Ordered that the judgment is affirmed.
Once the complaining witness picked the defendant out from among the passengers on a bus, the identification was complete (see, People v. James, 138 A.D.2d 744). Any subsequent station house viewing of the defendant by the complaining witness, and it is unclear from the record that such a viewing occurred although both sides on this appeal assume that it did, was not arranged by the police for the purpose of establishing the identity of the criminal actor.
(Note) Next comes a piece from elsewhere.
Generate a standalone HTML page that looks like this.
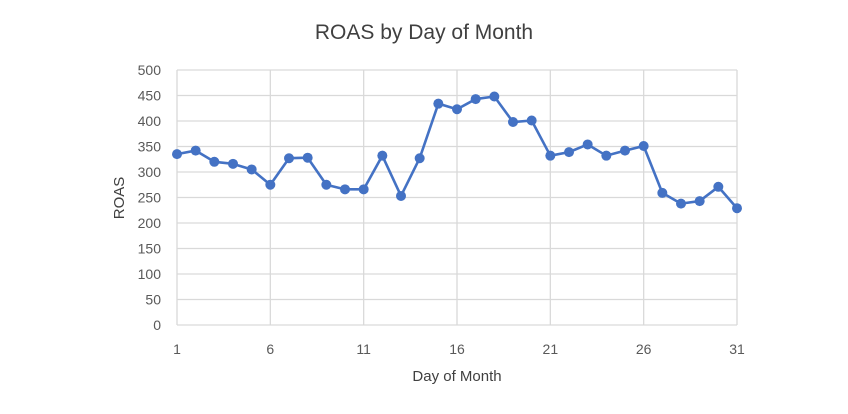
<!DOCTYPE html>
<html><head><meta charset="utf-8"><style>
body{margin:0;background:#fff;width:848px;height:409px;overflow:hidden;font-family:"Liberation Sans",Arial,sans-serif}
</style></head><body>
<svg width="848" height="409" id="chart">
<text x="424" y="39" text-anchor="middle" font-size="21" fill="#404040">ROAS by Day of Month</text>
<text x="457" y="381" text-anchor="middle" font-size="15" fill="#404040">Day of Month</text>
<text transform="translate(124,198) rotate(-90)" text-anchor="middle" font-size="15" fill="#404040">ROAS</text>
<g id="grid"></g><g id="series"></g>
</svg>
<script>
const days=[1,2,3,4,5,6,7,8,9,10,11,12,13,14,15,16,17,18,19,20,21,22,23,24,25,26,27,28,29,30,31];
const roas=[335,342,320,316,305,275,327,328,275,266,266,332,253,327,434,423,443,448,398,401,332,339,354,332,342,351,259,238,243,271,229];
const yTicks=[0,50,100,150,200,250,300,350,400,450,500];
const xTicks=[1,6,11,16,21,26,31];
const NS="http://www.w3.org/2000/svg";
const X0=177,X1=737,Y0=325,Y1=70;
const x=d=>X0+(d-1)/30*(X1-X0);
const y=v=>Y0-v/500*(Y0-Y1);
const grid=document.getElementById('grid'),ser=document.getElementById('series');
function mk(tag,at,p){const e=document.createElementNS(NS,tag);for(const k in at)e.setAttribute(k,at[k]);p.appendChild(e);return e;}
yTicks.forEach(t=>{
 const l=mk('line',{x1:X0,x2:X1,y1:y(t),y2:y(t),stroke:'#d9d9d9','stroke-width':1.3},grid);
 
 
 const tx=mk('text',{x:161,y:y(t)+5,'text-anchor':'end','font-size':14,fill:'#595959'},grid);
 tx.textContent=t;
 
 
});
xTicks.forEach(t=>{
 const l=mk('line',{x1:x(t),x2:x(t),y1:Y1,y2:Y0,stroke:'#d9d9d9','stroke-width':1.3},grid);
 
 
 const tx=mk('text',{x:x(t),y:354,'text-anchor':'middle','font-size':14,fill:'#595959'},grid);
 tx.textContent=t;
 
 
});
const pl=mk('polyline',{points:days.map((d,i)=>x(d)+','+y(roas[i])).join(' '),fill:'none',stroke:'#4472c4','stroke-width':2.6,'stroke-linejoin':'round'},ser);


days.forEach((d,i)=>{
 const c=mk('circle',{cx:x(d),cy:y(roas[i]),r:5,fill:'#4472c4'},ser);
 
 
});
</script>
</body></html>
The rule mandating the exclusion of identification testimony based on an unduly suggestive showup is therefore inapplicable to the facts herein (see, People v Logan, 25 N.Y.2d 184, cert denied 396 U.S. 1020, rearg dismissed 27 N.Y.2d 733, 737; People v. Simpkins, 135 A.D.2d 756, lv denied 71 N.Y.2d 902; People v. Brown, 126 A.D.2d 657, lv denied 70 N.Y.2d 703).
The defendant's sentence was fair and appropriate under the circumstances (see, People v. Suitte, 90 A.D.2d 80).
We have considered the defendant's remaining contentions and find that they are either not preserved for our review or do not require reversal. Mangano, J.P., Brown, Sullivan and Harwood, JJ., concur.